Оставшись наедине с грудой рабочей одежды, ссохшейся от грязи и пота и ждавшей, чтобы ее выстирали и высушили, мать, стоя у окна, выпивала чашку чая, жевала хлеб. За исключением воскресных дней, мужчины редко видели, как она ест, но даже тогда она не притрагивалась к бекону. Лишь в летние месяцы она с видимым удовольствием съедала какое-либо блюдо целиком: любила, например, фасоль и могла умять ее полную тарелку, отвернувшись к окну и глядя на далекую гору, упиравшуюся в небо, так что казалось, будто она мечтает о царствии небесном. Ее четвертый сын Эмлин спросил однажды:
— Похоже, мать, ты ешь по воскресеньям столько, что тебе хватает на целую неделю? Или ты как следует заправляешься, когда мы в шахте?
Она имела привычку размышлять стоя, пока голова не начинала раскалываться от мыслей. День догорал на вершинах гор. Откуда было браться деньгам, если они не переставали запихивать дорогостоящий бекон в свои красные глотки? Тикали часы.
Она вдруг засуетилась, достала из потайного места монету и, нахлобучив кепку, поспешила прочь. С пылающим лицом она ворвалась в мануфактурный магазин на углу как раз в тот момент, когда хозяин, старый Робертс, собирался закрывать, и, выставив вперед свою челюсть, тяжело дыша, спросила:
— Сколько стоит шелковая рубашка на той леди в витрине?
Смерив взглядом жену угольщика в мужской кепке и юбке, сшитой словно бы из старой дерюги, Робертс зло бросил:
— Столько стоит, что тебе не заплатить, вот сколько!
Однако вид женщины говорил, что спрашивает она серьезно, и Робертс сказал, что цена рубашки составляет семьдесят шиллингов одиннадцать пенсов и он надеется, что вещица эта понравится жене управляющего шахтой или врача. Женщина сказала с вызовом:
— Продайте рубашку мне. Я стану выплачивать шиллинг в неделю, а то и больше, и вы подержите ее у себя, пока я полностью не расплачусь. Сейчас же снимите рубашку с витрины и отложите для меня. Сделайте это при мне, достаньте ее.
Что на тебя нашло?— удивленно воскликнул Робертс: его рассердило и одновременно удивило ее желание иметь шелковую ночную рубашку.— Зачем она тебе?
— Достаньте ее,— с угрозой в голосе сказала женщина,— или сюда придет мой муж, Уолт Рис.
В городке хорошо знали семью рослых мужиков, которые не прочь были подраться. Поломавшись еще немного, Робертс согласился на рассрочку, и умиротворенная женщина настояла на том, чтобы он при ней раздел восковую леди в витрине. Костистым дрожащим пальцем она потрогала мягкий белый шелк и торопливо покинула магазин.

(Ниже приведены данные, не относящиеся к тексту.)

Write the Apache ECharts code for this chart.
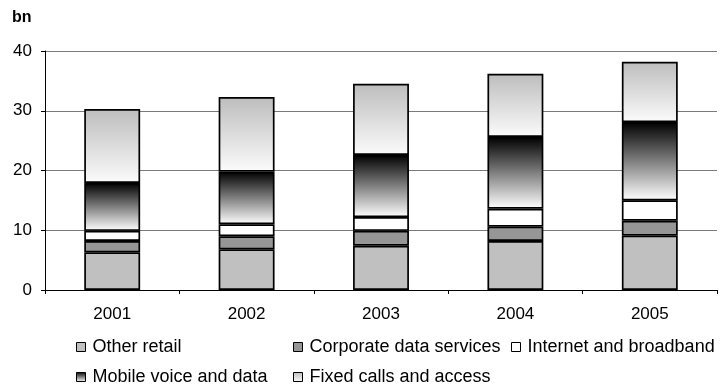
<!DOCTYPE html>
<html>
<head>
<meta charset="utf-8">
<script src="https://cdn.jsdelivr.net/npm/echarts@6/dist/echarts.min.js"></script>
<style>
  html, body { margin: 0; padding: 0; background: #fff; }
  #chart { width: 723px; height: 385px; }
</style>
</head>
<body>
<div id="chart"></div>
<script>
// Revenue by segment, bn
const years = ['2001', '2002', '2003', '2004', '2005'];
const otherRetail = [6.3, 6.8, 7.4, 8.2, 9.1];
const corporateData = [1.9, 2.2, 2.5, 2.4, 2.5];
const internetBroadband = [1.7, 2.0, 2.3, 3.0, 3.4];
const mobileVoiceData = [8.0, 8.8, 10.4, 12.0, 13.1];
const fixedCalls = [12.4, 12.5, 11.9, 10.6, 10.1];
const yTicks = [0, 10, 20, 30, 40];

const FONT = '"Liberation Sans", Arial, sans-serif';
const FS = 17;
const LEGEND_FS = 18;

function vGrad(top, bottom) {
  return new echarts.graphic.LinearGradient(0, 0, 0, 1, [
    { offset: 0, color: top },
    { offset: 1, color: bottom }
  ]);
}

const seriesDefs = [
  { name: 'Other retail', data: otherRetail, color: '#c0c0c0' },
  { name: 'Corporate data services', data: corporateData, color: '#969696' },
  { name: 'Internet and broadband', data: internetBroadband, color: '#ffffff' },
  { name: 'Mobile voice and data', data: mobileVoiceData, color: vGrad('#000000', '#ffffff') },
  { name: 'Fixed calls and access', data: fixedCalls, color: vGrad('#bdbdbd', '#fbfbfb') }
];

// legend laid out as a 3-column grid, one block per entry
const legendPos = [
  { left: 76, top: 338 },
  { left: 293, top: 338 },
  { left: 511, top: 338 },
  { left: 76, top: 368 },
  { left: 293, top: 368 }
];

const chart = echarts.init(document.getElementById('chart'), null, { renderer: 'canvas' });

chart.setOption({
  animation: false,
  backgroundColor: '#ffffff',
  title: {
    text: 'bn',
    left: 12,
    top: 10,
    padding: 0,
    textStyle: { fontFamily: FONT, fontSize: 16, fontWeight: 'bold', color: '#000' }
  },
  grid: { left: 45, right: 6, top: 51, bottom: 95 },
  legend: seriesDefs.map((s, i) => ({
    data: [s.name],
    left: legendPos[i].left,
    top: legendPos[i].top,
    padding: 0,
    itemWidth: 9,
    itemHeight: 9,
    itemGap: 0,
    icon: 'rect',
    selectedMode: false,
    textStyle: { fontFamily: FONT, fontSize: LEGEND_FS, color: '#000', padding: [0, 0, 0, 2] },
    itemStyle: { borderColor: '#000', borderWidth: 1 }
  })),
  xAxis: {
    type: 'category',
    data: years,
    axisLine: { lineStyle: { color: '#000', width: 1 } },
    axisTick: { show: true, length: 4, lineStyle: { color: '#000' } },
    axisLabel: { fontFamily: FONT, fontSize: FS, color: '#000', margin: 16 }
  },
  yAxis: {
    type: 'value',
    min: yTicks[0],
    max: yTicks[yTicks.length - 1],
    interval: 10,
    axisLine: { show: true, lineStyle: { color: '#000', width: 1 } },
    axisTick: { show: true, length: 4, lineStyle: { color: '#000' } },
    axisLabel: { fontFamily: FONT, fontSize: FS, color: '#000', margin: 13 },
    splitLine: { lineStyle: { color: '#7a7a7a', width: 1 } }
  },
  series: seriesDefs.map(s => ({
    name: s.name,
    type: 'bar',
    stack: 'total',
    data: s.data,
    barWidth: '41.6%',
    itemStyle: { color: s.color, borderColor: '#000', borderWidth: 1.7 }
  }))
});
</script>
</body>
</html>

Как ей удалось выплатить стоимость рубашки менее чем за год, осталось загадкой, ведь у нее никогда не было лишнего пенса и серебряная монета в доме среди недели была такой же редкостью, как христианская душа в Англии. Но женщина регулярно забегала к мануфактурщику и разжимала перед ним свой серый кулак. Иногда она требовала показать ей рубашку, опасаясь, что торгаш мог сбыть ее кому-нибудь за наличные, но Робертс в подобных случаях напускался на нее:
— Что с тобой, женщина? Рубашка упакована, в целости и сохранности.

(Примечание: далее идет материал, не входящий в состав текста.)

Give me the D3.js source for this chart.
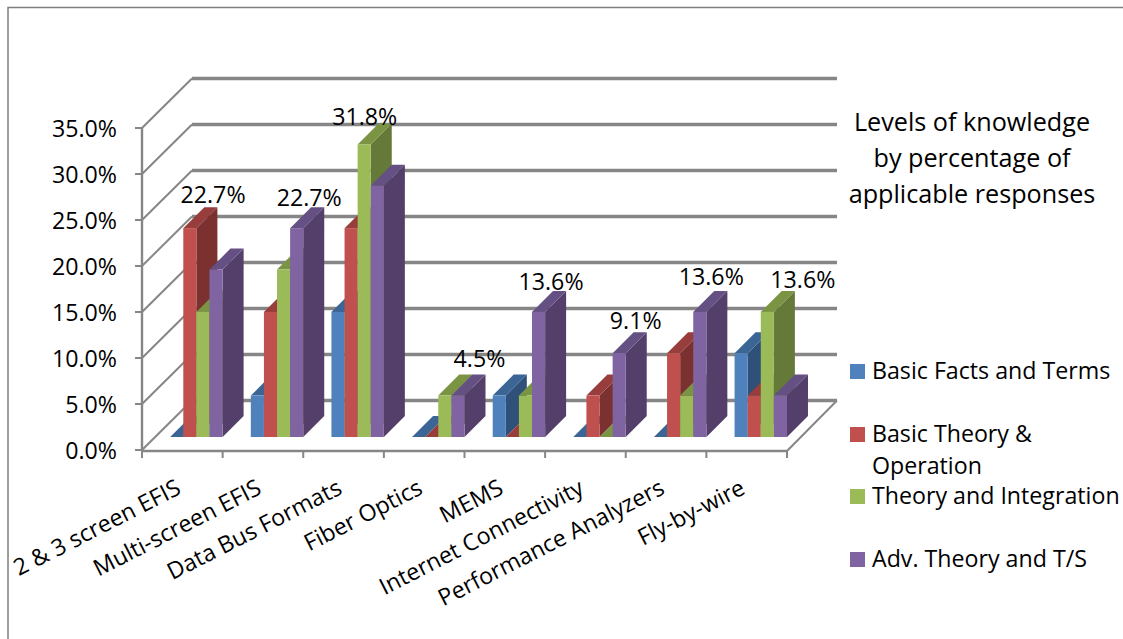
<!DOCTYPE html>
<html><head><meta charset="utf-8">
<script src="https://cdn.jsdelivr.net/npm/d3@7/dist/d3.min.js"></script>
<style>html,body{margin:0;padding:0;background:#fff}svg{display:block}text{font-family:"Open Sans",sans-serif;fill:#000}</style>
</head><body>
<script>
const categories = ["2 & 3 screen EFIS","Multi-screen EFIS","Data Bus Formats","Fiber Optics","MEMS","Internet Connectivity","Performance Analyzers","Fly-by-wire"];
const seriesNames = ["Basic Facts and Terms","Basic Theory & Operation","Theory and Integration","Adv. Theory and T/S"];
const basicFacts = [0,4.5,13.6,0,4.5,0,0,9.1];
const basicTheory = [22.7,13.6,22.7,0,0,4.5,9.1,4.5];
const theoryIntegration = [13.6,18.2,31.8,4.5,4.5,0,4.5,13.6];
const advTheory = [18.2,22.7,27.3,4.5,13.6,9.1,13.6,4.5];
const yTicks = [0,5,10,15,20,25,30,35];
const titleLines = ["Levels of knowledge","by percentage of","applicable responses"];
const series = [basicFacts,basicTheory,theoryIntegration,advTheory];

const W=1123,H=639;
const front=["#4f81bd","#c0504d","#9bbb59","#8064a2"];
const topc=["#3a6594","#973d3b","#7a9444","#645082"];
const side=["#2f5078","#7a3130","#657a38","#533f69"];
const grid="#868686";
const fs=23.2;
const svg=d3.select("body").append("svg").attr("width",W).attr("height",H);

// frame
svg.append("path").attr("d","M8,639V7.5H1123").attr("fill","none").attr("stroke","#7f7f7f").attr("stroke-width",1.5);

const axisX0=142,axisX1=787,y0Front=450,y35Front=128;
const wallDx=50,wallDy=49.5;
const x=d3.scaleBand().domain(categories).range([axisX0,axisX1]);
const y=d3.scaleLinear().domain([0,35]).range([y0Front,y35Front]);
const barDepth=21, barBaseShift=13;
const barLeft=28.2, barW=13.1;

// walls
const g=svg.append("g").attr("fill","none").attr("stroke",grid);
yTicks.forEach(t=>{
  const yy=y(t);
  g.append("path").attr("d",`M${axisX0},${yy}L${axisX0+wallDx},${yy-wallDy}`).attr("stroke-width",2);
  g.append("path").attr("d",`M${axisX0+wallDx},${yy-wallDy}H${axisX1+wallDx}`).attr("stroke-width",3.5);
});
// floor
g.append("path").attr("d",`M${axisX1},${y0Front+1}L${axisX1+wallDx},${y0Front-wallDy}`).attr("stroke-width",2);
// axes
g.append("path").attr("d",`M${axisX0},${y35Front}V${y0Front}`).attr("stroke-width",2.4);
g.append("path").attr("d",`M${axisX0},${y0Front+1}H${axisX1}`).attr("stroke-width",2.4);
yTicks.forEach(t=>g.append("path").attr("d",`M${axisX0-7},${y(t)}H${axisX0}`).attr("stroke-width",2));
[...categories.map(c=>x(c)),axisX1].forEach(v=>g.append("path").attr("d",`M${v},${y0Front}v8`).attr("stroke-width",2));

// y tick labels
svg.append("g").selectAll("text").data(yTicks).join("text")
  .attr("x",117).attr("y",t=>y(t)+1).attr("dy","0.35em").attr("text-anchor","end")
  .attr("font-size",fs).text(t=>t.toFixed(1)+"%");

// bars
const h=v=>y0Front-y(v);
const base=y0Front-barBaseShift;
const bars=svg.append("g");
categories.forEach((c,i)=>{
  series.forEach((s,k)=>{
    const v=s[i], X=x(c)+barLeft+k*barW, T=base-h(v);
    const b=bars.append("g");
    if(v>0) b.append("path").attr("d",`M${X+barW},${T}l${barDepth},${-barDepth}V${base-barDepth}l${-barDepth},${barDepth}Z`).attr("fill",side[k]);
    b.append("path").attr("d",`M${X},${T}l${barDepth},${-barDepth}h${barW}l${-barDepth},${barDepth}Z`).attr("fill",topc[k]);
    if(v>0) b.append("rect").attr("x",X).attr("y",T).attr("width",barW).attr("height",h(v)).attr("fill",front[k]);
  });
});

// value labels: tallest bar of each category, placed as hand-moved in the source
const labelSeries=[1,3,2,3,3,3,3,2];
const labelDx=[23.2,12.5,0.5,21.5,12.5,16.5,11.5,35.5];
const labelDy=[-33,-30,-28,-37,-30,-32,-35,-32];
svg.append("g").selectAll("text").data(categories).join("text")
  .attr("x",(c,i)=>x(c)+barLeft+(labelSeries[i]+.5)*barW+labelDx[i])
  .attr("y",(c,i)=>base-h(series[labelSeries[i]][i])+labelDy[i])
  .attr("dy","0.35em").attr("text-anchor","middle").attr("font-size",fs)
  .text((c,i)=>series[labelSeries[i]][i].toFixed(1)+"%");

// category labels
svg.append("g").selectAll("text").data(categories).join("text")
  .attr("text-anchor","end").attr("font-size",fs)
  .attr("transform",c=>`translate(${x(c)+x.bandwidth()/2},${y0Front+43}) rotate(-27)`)
  .text(c=>c);

// title
svg.append("g").selectAll("text").data(titleLines).join("text")
  .attr("x",972).attr("y",(d,i)=>131+i*36).attr("text-anchor","middle").attr("font-size",25.2).text(d=>d);

// legend
const legY=[364,427,489,552];
const lg=svg.append("g");
seriesNames.forEach((n,k)=>{
  lg.append("rect").attr("x",850).attr("y",legY[k]).attr("width",15).attr("height",15).attr("fill",front[k]);
  const parts=k===1?["Basic Theory &","Operation"]:[n];
  parts.forEach((p,j)=>lg.append("text").attr("x",872).attr("y",legY[k]+15+j*32).attr("font-size",fs).text(p));
});
</script>
</body></html>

Однажды, несмотря на гнев мануфактурщика, она спросила, позволено ли ей будет унести рубашку с собой, и обещала честно выплатить все до конца. Тут Робертс взорвался:
— Проваливай! Немало нашего брата разорилось только из того, что отпускали в кредит. Подумать только, она покупает шелковую рубашку! Чего еще пожелаете?

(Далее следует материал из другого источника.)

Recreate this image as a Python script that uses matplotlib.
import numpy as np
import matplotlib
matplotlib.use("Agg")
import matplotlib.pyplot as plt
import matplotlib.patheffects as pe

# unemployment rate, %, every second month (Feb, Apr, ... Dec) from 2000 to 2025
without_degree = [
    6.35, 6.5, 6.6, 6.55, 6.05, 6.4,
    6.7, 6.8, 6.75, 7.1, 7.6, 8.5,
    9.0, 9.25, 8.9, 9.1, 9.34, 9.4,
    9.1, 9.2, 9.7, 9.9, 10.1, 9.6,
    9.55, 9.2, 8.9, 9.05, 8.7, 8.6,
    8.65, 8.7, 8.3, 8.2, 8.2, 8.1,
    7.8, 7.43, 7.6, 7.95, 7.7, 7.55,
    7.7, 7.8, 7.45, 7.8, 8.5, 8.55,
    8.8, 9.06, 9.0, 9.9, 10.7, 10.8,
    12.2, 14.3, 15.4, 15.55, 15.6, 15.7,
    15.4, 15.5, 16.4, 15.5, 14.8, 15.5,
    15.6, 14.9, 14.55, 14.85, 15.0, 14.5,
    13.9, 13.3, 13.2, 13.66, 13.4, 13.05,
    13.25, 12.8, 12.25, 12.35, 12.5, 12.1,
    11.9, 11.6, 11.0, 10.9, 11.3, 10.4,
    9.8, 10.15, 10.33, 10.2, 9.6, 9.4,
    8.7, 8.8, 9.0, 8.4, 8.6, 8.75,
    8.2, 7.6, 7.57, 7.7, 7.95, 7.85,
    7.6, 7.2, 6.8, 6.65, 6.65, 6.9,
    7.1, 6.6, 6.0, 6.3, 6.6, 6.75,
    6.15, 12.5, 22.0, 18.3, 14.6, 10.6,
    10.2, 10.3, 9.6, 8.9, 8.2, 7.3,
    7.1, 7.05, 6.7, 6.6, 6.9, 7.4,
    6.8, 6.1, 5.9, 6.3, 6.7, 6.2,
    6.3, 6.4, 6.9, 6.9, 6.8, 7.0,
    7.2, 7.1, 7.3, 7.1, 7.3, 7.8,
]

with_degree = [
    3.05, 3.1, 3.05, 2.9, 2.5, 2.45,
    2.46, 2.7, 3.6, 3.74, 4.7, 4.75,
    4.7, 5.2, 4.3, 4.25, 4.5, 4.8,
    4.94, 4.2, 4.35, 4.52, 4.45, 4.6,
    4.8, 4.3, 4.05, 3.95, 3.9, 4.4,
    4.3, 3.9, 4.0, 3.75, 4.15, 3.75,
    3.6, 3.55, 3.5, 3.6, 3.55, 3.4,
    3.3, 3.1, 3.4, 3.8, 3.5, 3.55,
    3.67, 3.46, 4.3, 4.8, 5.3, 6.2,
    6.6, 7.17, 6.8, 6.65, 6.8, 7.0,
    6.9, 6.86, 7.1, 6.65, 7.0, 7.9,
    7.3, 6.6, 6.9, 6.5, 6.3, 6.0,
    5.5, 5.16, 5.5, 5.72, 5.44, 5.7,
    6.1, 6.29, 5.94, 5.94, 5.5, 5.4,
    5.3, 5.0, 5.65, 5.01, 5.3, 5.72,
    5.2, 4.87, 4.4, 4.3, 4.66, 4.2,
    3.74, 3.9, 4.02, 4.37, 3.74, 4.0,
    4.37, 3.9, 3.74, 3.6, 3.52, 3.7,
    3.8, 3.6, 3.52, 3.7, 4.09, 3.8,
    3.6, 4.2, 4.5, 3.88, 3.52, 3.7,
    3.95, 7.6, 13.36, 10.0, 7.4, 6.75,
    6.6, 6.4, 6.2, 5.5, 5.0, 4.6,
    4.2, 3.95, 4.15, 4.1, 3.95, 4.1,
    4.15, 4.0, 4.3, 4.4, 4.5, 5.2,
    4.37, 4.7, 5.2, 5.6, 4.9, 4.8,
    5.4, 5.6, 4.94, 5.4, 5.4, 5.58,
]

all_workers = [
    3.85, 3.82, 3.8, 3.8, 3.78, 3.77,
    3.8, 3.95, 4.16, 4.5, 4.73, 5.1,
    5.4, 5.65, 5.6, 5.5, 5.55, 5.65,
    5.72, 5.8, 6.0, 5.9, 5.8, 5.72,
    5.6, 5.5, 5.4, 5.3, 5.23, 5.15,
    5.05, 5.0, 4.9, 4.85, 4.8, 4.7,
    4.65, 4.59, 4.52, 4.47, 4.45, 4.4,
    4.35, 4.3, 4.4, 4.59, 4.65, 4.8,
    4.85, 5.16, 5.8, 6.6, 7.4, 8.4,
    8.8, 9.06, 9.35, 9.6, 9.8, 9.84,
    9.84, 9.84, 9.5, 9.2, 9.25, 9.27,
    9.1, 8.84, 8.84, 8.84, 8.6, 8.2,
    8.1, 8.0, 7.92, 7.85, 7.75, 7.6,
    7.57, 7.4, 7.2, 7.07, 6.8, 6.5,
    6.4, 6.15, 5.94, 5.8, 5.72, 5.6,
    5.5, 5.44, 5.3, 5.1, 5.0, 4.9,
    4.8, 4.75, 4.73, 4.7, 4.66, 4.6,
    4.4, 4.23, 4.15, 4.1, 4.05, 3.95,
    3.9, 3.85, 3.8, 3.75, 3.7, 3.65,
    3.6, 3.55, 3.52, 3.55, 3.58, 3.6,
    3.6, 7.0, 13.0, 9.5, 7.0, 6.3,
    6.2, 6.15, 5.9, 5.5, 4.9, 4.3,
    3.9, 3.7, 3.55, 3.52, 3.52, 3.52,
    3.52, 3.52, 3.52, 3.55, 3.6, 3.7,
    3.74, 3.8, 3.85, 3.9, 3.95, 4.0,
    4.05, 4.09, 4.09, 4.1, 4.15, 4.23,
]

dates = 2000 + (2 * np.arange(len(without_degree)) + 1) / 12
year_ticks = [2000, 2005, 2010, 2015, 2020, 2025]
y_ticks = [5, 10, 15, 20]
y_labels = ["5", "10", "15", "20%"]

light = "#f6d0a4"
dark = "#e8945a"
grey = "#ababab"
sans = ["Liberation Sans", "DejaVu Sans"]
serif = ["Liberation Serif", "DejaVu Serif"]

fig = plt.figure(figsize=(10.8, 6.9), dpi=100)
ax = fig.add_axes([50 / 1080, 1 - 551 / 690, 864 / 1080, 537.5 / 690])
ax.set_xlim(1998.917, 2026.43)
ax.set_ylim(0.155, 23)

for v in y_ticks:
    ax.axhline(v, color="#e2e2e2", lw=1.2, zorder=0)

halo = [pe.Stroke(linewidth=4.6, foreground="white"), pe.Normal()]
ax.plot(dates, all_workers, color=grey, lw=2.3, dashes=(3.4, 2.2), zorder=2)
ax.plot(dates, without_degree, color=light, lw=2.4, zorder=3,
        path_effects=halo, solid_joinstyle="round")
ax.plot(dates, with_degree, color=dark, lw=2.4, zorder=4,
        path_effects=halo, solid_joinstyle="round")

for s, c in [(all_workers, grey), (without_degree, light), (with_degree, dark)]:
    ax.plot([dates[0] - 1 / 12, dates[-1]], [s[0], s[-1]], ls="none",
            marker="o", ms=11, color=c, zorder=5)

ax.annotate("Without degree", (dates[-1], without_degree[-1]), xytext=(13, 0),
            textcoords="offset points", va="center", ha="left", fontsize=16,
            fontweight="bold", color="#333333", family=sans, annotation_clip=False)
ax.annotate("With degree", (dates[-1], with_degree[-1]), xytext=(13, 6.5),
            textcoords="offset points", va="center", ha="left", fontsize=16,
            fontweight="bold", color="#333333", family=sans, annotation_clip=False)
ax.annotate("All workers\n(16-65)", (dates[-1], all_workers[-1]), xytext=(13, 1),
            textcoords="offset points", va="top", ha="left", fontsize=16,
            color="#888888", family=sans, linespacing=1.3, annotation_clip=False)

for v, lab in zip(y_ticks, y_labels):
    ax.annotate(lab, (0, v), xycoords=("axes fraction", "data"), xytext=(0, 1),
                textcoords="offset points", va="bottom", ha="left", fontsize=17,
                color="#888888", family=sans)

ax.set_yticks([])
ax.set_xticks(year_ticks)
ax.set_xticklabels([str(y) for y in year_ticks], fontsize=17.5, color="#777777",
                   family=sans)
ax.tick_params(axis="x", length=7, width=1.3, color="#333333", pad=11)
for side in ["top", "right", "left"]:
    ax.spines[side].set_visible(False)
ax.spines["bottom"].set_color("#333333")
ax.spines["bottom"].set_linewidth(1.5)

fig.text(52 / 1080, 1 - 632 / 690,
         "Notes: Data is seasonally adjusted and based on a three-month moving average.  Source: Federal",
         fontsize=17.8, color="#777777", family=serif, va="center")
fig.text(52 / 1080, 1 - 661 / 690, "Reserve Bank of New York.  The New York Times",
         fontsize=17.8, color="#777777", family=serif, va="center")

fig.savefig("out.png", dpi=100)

Ей хотелось, чтобы рубашка уже была у нее; она опасалась, что запоздает с выплатой оставшейся суммы. Инстинкт подсказывал ей, что следовало торопиться. И она спешила, все больше обворовывая свой собственный желудок, и понемногу пыталась даже обкрадывать желудки своих мужиков, хотя знала, что они хмурились и ворчали бы, исчезни с их бекона хотя бы шкурка. Но наконец, когда с гор подули холодные мартовские ветры и ей пришлось укутывать свою впалую грудь в видавшую виды шаль, в которой она выходила пятерых своих прожорливых детей, женщина выплатила последний взнос. Она вернулась домой со свертком, когда мужчины были шахте; на подбородке и щеках от возбуждения у нее выступили темные пятна.
Она заперла дверь, вымыла руки, развернула сверток и села, бережно держа шелк в руках, и так она просидела, не шевелясь, по меньшей мере полчаса; на ее потемневшем лице лихорадочно блестели глаза. Затем она сунула сверток под всякое домашнее барахло в ящике комода, куда ее мужики никогда не заглядывали.